● **THE REQUEST**:
All entries below need to be written out exactly, but without their pictures.

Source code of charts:
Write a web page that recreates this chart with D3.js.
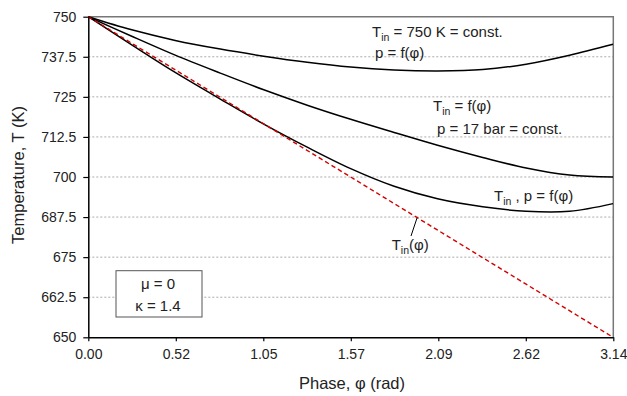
<!DOCTYPE html>
<html>
<head>
<meta charset="utf-8">
<script src="https://cdn.jsdelivr.net/npm/d3@7"></script>
<style>
  body { margin: 0; background: #fff; }
  svg { font-family: "Liberation Sans", Arial, sans-serif; }
</style>
</head>
<body>
<script>
// phase values (rad) the curves were read at
const phi = [0, 0.26, 0.52, 0.79, 1.05, 1.31, 1.57, 1.83, 2.09, 2.36, 2.62, 2.88, 3.14];

// Tin = 750 K = const, p = f(phi)
const tConstTin = [750, 745.9, 742.6, 739.9, 737.7, 735.8, 734.3, 733.4, 733.1, 733.5, 735.2, 738.0, 741.4];
// Tin = f(phi), p = 17 bar = const
const tConstP = [750, 743.9, 738.0, 732.4, 727.2, 722.4, 718.0, 713.9, 709.9, 706.1, 702.8, 700.6, 700.0];
// Tin, p = f(phi)
const tBoth = [750, 741.2, 732.6, 724.3, 716.5, 709.3, 702.6, 697.1, 693.2, 690.7, 689.3, 689.3, 691.7];
// Tin(phi), red dashed
const tinPhi = [0, 3.14];
const tinVals = [750, 650];

const yTicks = [650, 662.5, 675, 687.5, 700, 712.5, 725, 737.5, 750];
const xTicks = [0, Math.PI / 6, Math.PI / 3, Math.PI / 2, 2 * Math.PI / 3, 5 * Math.PI / 6, Math.PI];
const xTickLabels = ["0.00", "0.52", "1.05", "1.57", "2.09", "2.62", "3.14"];

const w = 627;
const h = 396;
const mLeft = 88.3, mRight = 613.3, mTop = 16.7, mBottom = 337.3;

const x = d3.scaleLinear().domain([0, Math.PI]).range([mLeft, mRight]);
const y = d3.scaleLinear().domain([650, 750]).range([mBottom, mTop]);

const svg = d3.select("body").append("svg")
  .attr("width", w)
  .attr("height", h);

// grid lines
svg.append("g")
  .selectAll("line")
  .data(yTicks.filter(d => d > 650 && d < 750))
  .enter()
  .append("line")
  .attr("x1", mLeft)
  .attr("x2", mRight)
  .attr("y1", d => y(d))
  .attr("y2", d => y(d))
  .attr("stroke", "#aaa")
  .attr("stroke-width", 1)
  .attr("stroke-dasharray", "2,2");

// plot frame top/right
svg.append("path")
  .attr("d", `M${mLeft},${y(750)}H${mRight}V${mBottom}`)
  .attr("fill", "none")
  .attr("stroke", "#777")
  .attr("stroke-width", 1.5);

const line = d3.line()
  .x(d => x(d[0]))
  .y(d => y(d[1]))
  .curve(d3.curveCatmullRom.alpha(0.5));

[tConstTin, tConstP, tBoth].forEach(series => {
  svg.append("path")
    .datum(phi.map((p, i) => [p, series[i]]))
    .attr("d", line)
    .attr("fill", "none")
    .attr("stroke", "#000")
    .attr("stroke-width", 1.5);
});

svg.append("path")
  .datum(tinPhi.map((p, i) => [p, tinVals[i]]))
  .attr("d", d3.line().x(d => x(d[0])).y(d => y(d[1])))
  .attr("fill", "none")
  .attr("stroke", "#d40000")
  .attr("stroke-width", 1.4)
  .attr("stroke-dasharray", "4.5,3");

// axes
const xAxis = d3.axisBottom(x)
  .tickValues(xTicks)
  .tickFormat((d, i) => xTickLabels[i])
  .tickSizeInner(4)
  .tickSizeOuter(0)
  .tickPadding(8);

const yAxis = d3.axisLeft(y)
  .tickValues(yTicks)
  .tickFormat(d => d)
  .tickSizeInner(5)
  .tickSizeOuter(0)
  .tickPadding(7);

const gx = svg.append("g")
  .attr("transform", "translate(0," + mBottom + ")")
  .call(xAxis);

const gy = svg.append("g")
  .attr("transform", "translate(" + mLeft + ",0)")
  .call(yAxis);

[gx, gy].forEach(g => {
  g.select(".domain").attr("stroke", "#000").attr("stroke-width", 1.5);
  g.selectAll(".tick line").attr("stroke", "#000").attr("stroke-width", 1.2);
  g.selectAll(".tick text")
    .attr("font-family", "Liberation Sans, Arial, sans-serif")
    .attr("font-size", 14)
    .attr("fill", "#222");
});

// axis titles
svg.append("text")
  .attr("x", 352)
  .attr("y", 389)
  .attr("text-anchor", "middle")
  .attr("font-size", 16.5)
  .attr("fill", "#222")
  .text("Phase, φ (rad)");

svg.append("text")
  .attr("transform", "translate(24,175) rotate(-90)")
  .attr("text-anchor", "middle")
  .attr("font-size", 16.5)
  .attr("fill", "#222")
  .text("Temperature, T (K)");

// labels with subscripts
function label(px, py, parts) {
  const t = svg.append("text")
    .attr("x", px)
    .attr("y", py)
    .attr("font-size", 15)
    .attr("fill", "#222");
  parts.forEach(p => {
    if (p.sub) {
      t.append("tspan").attr("font-size", 10.5).attr("dy", 4).text(p.sub);
    } else {
      t.append("tspan").attr("dy", p.after ? -4 : 0).text(p.text);
    }
  });
}

label(372, 36.7, [{ text: "T" }, { sub: "in" }, { text: " = 750 K = const.", after: true }]);
label(375, 58, [{ text: "p = f(φ)" }]);
label(433, 111, [{ text: "T" }, { sub: "in" }, { text: " = f(φ)", after: true }]);
label(437, 134, [{ text: "p = 17 bar = const." }]);
label(494, 200.7, [{ text: "T" }, { sub: "in" }, { text: " , p = f(φ)", after: true }]);
label(391.7, 250, [{ text: "T" }, { sub: "in" }, { text: "(φ)", after: true }]);

// leader line for Tin(phi)
svg.append("line")
  .attr("x1", 417)
  .attr("y1", 218)
  .attr("x2", 411)
  .attr("y2", 236)
  .attr("stroke", "#000")
  .attr("stroke-width", 1);

// parameter box
svg.append("rect")
  .attr("x", 116)
  .attr("y", 270.7)
  .attr("width", 86)
  .attr("height", 46.3)
  .attr("fill", "#fff")
  .attr("stroke", "#555")
  .attr("stroke-width", 1);

svg.append("text")
  .attr("x", 158)
  .attr("y", 288.5)
  .attr("text-anchor", "middle")
  .attr("font-size", 15)
  .attr("fill", "#222")
  .text("μ = 0");

svg.append("text")
  .attr("x", 158)
  .attr("y", 311)
  .attr("text-anchor", "middle")
  .attr("font-size", 15)
  .attr("fill", "#222")
  .text("κ = 1.4");
</script>
</body>
</html>
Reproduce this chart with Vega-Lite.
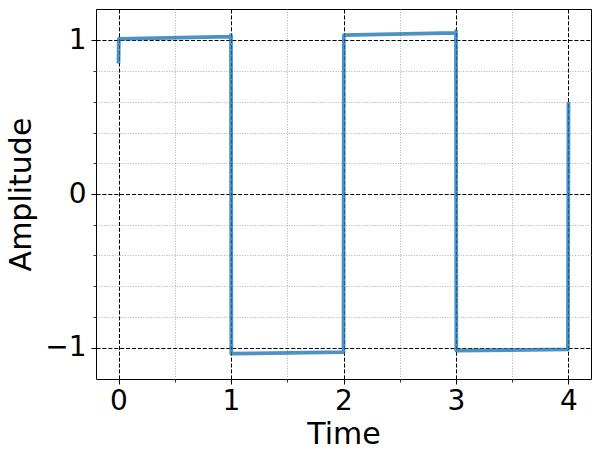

● **IN RESPONSE**:
Write a web page that recreates this chart with D3.js.
<!DOCTYPE html>
<html>
<head>
<meta charset="utf-8">
<script src="https://cdn.jsdelivr.net/npm/d3@7"></script>
<style>
  body { margin: 0; background: #fff; }
  svg { font-family: "Liberation Sans", Arial, sans-serif; }
</style>
</head>
<body>
<script>
// phase values (rad) the curves were read at
const phi = [0, 0.26, 0.52, 0.79, 1.05, 1.31, 1.57, 1.83, 2.09, 2.36, 2.62, 2.88, 3.14];

// Tin = 750 K = const, p = f(phi)
const tConstTin = [750, 745.9, 742.6, 739.9, 737.7, 735.8, 734.3, 733.4, 733.1, 733.5, 735.2, 738.0, 741.4];
// Tin = f(phi), p = 17 bar = const
const tConstP = [750, 743.9, 738.0, 732.4, 727.2, 722.4, 718.0, 713.9, 709.9, 706.1, 702.8, 700.6, 700.0];
// Tin, p = f(phi)
const tBoth = [750, 741.2, 732.6, 724.3, 716.5, 709.3, 702.6, 697.1, 693.2, 690.7, 689.3, 689.3, 691.7];
// Tin(phi), red dashed
const tinPhi = [0, 3.14];
const tinVals = [750, 650];

const yTicks = [650, 662.5, 675, 687.5, 700, 712.5, 725, 737.5, 750];
const xTicks = [0, Math.PI / 6, Math.PI / 3, Math.PI / 2, 2 * Math.PI / 3, 5 * Math.PI / 6, Math.PI];
const xTickLabels = ["0.00", "0.52", "1.05", "1.57", "2.09", "2.62", "3.14"];

const w = 627;
const h = 396;
const mLeft = 88.3, mRight = 613.3, mTop = 16.7, mBottom = 337.3;

const x = d3.scaleLinear().domain([0, Math.PI]).range([mLeft, mRight]);
const y = d3.scaleLinear().domain([650, 750]).range([mBottom, mTop]);

const svg = d3.select("body").append("svg")
  .attr("width", w)
  .attr("height", h);

// grid lines
svg.append("g")
  .selectAll("line")
  .data(yTicks.filter(d => d > 650 && d < 750))
  .enter()
  .append("line")
  .attr("x1", mLeft)
  .attr("x2", mRight)
  .attr("y1", d => y(d))
  .attr("y2", d => y(d))
  .attr("stroke", "#aaa")
  .attr("stroke-width", 1)
  .attr("stroke-dasharray", "2,2");

// plot frame top/right
svg.append("path")
  .attr("d", `M${mLeft},${y(750)}H${mRight}V${mBottom}`)
  .attr("fill", "none")
  .attr("stroke", "#777")
  .attr("stroke-width", 1.5);

const line = d3.line()
  .x(d => x(d[0]))
  .y(d => y(d[1]))
  .curve(d3.curveCatmullRom.alpha(0.5));

[tConstTin, tConstP, tBoth].forEach(series => {
  svg.append("path")
    .datum(phi.map((p, i) => [p, series[i]]))
    .attr("d", line)
    .attr("fill", "none")
    .attr("stroke", "#000")
    .attr("stroke-width", 1.5);
});

svg.append("path")
  .datum(tinPhi.map((p, i) => [p, tinVals[i]]))
  .attr("d", d3.line().x(d => x(d[0])).y(d => y(d[1])))
  .attr("fill", "none")
  .attr("stroke", "#d40000")
  .attr("stroke-width", 1.4)
  .attr("stroke-dasharray", "4.5,3");

// axes
const xAxis = d3.axisBottom(x)
  .tickValues(xTicks)
  .tickFormat((d, i) => xTickLabels[i])
  .tickSizeInner(4)
  .tickSizeOuter(0)
  .tickPadding(8);

const yAxis = d3.axisLeft(y)
  .tickValues(yTicks)
  .tickFormat(d => d)
  .tickSizeInner(5)
  .tickSizeOuter(0)
  .tickPadding(7);

const gx = svg.append("g")
  .attr("transform", "translate(0," + mBottom + ")")
  .call(xAxis);

const gy = svg.append("g")
  .attr("transform", "translate(" + mLeft + ",0)")
  .call(yAxis);

[gx, gy].forEach(g => {
  g.select(".domain").attr("stroke", "#000").attr("stroke-width", 1.5);
  g.selectAll(".tick line").attr("stroke", "#000").attr("stroke-width", 1.2);
  g.selectAll(".tick text")
    .attr("font-family", "Liberation Sans, Arial, sans-serif")
    .attr("font-size", 14)
    .attr("fill", "#222");
});

// axis titles
svg.append("text")
  .attr("x", 352)
  .attr("y", 389)
  .attr("text-anchor", "middle")
  .attr("font-size", 16.5)
  .attr("fill", "#222")
  .text("Phase, φ (rad)");

svg.append("text")
  .attr("transform", "translate(24,175) rotate(-90)")
  .attr("text-anchor", "middle")
  .attr("font-size", 16.5)
  .attr("fill", "#222")
  .text("Temperature, T (K)");

// labels with subscripts
function label(px, py, parts) {
  const t = svg.append("text")
    .attr("x", px)
    .attr("y", py)
    .attr("font-size", 15)
    .attr("fill", "#222");
  parts.forEach(p => {
    if (p.sub) {
      t.append("tspan").attr("font-size", 10.5).attr("dy", 4).text(p.sub);
    } else {
      t.append("tspan").attr("dy", p.after ? -4 : 0).text(p.text);
    }
  });
}

label(372, 36.7, [{ text: "T" }, { sub: "in" }, { text: " = 750 K = const.", after: true }]);
label(375, 58, [{ text: "p = f(φ)" }]);
label(433, 111, [{ text: "T" }, { sub: "in" }, { text: " = f(φ)", after: true }]);
label(437, 134, [{ text: "p = 17 bar = const." }]);
label(494, 200.7, [{ text: "T" }, { sub: "in" }, { text: " , p = f(φ)", after: true }]);
label(391.7, 250, [{ text: "T" }, { sub: "in" }, { text: "(φ)", after: true }]);

// leader line for Tin(phi)
svg.append("line")
  .attr("x1", 417)
  .attr("y1", 218)
  .attr("x2", 411)
  .attr("y2", 236)
  .attr("stroke", "#000")
  .attr("stroke-width", 1);

// parameter box
svg.append("rect")
  .attr("x", 116)
  .attr("y", 270.7)
  .attr("width", 86)
  .attr("height", 46.3)
  .attr("fill", "#fff")
  .attr("stroke", "#555")
  .attr("stroke-width", 1);

svg.append("text")
  .attr("x", 158)
  .attr("y", 288.5)
  .attr("text-anchor", "middle")
  .attr("font-size", 15)
  .attr("fill", "#222")
  .text("μ = 0");

svg.append("text")
  .attr("x", 158)
  .attr("y", 311)
  .attr("text-anchor", "middle")
  .attr("font-size", 15)
  .attr("fill", "#222")
  .text("κ = 1.4");
</script>
</body>
</html>
Reproduce this chart with Vega-Lite.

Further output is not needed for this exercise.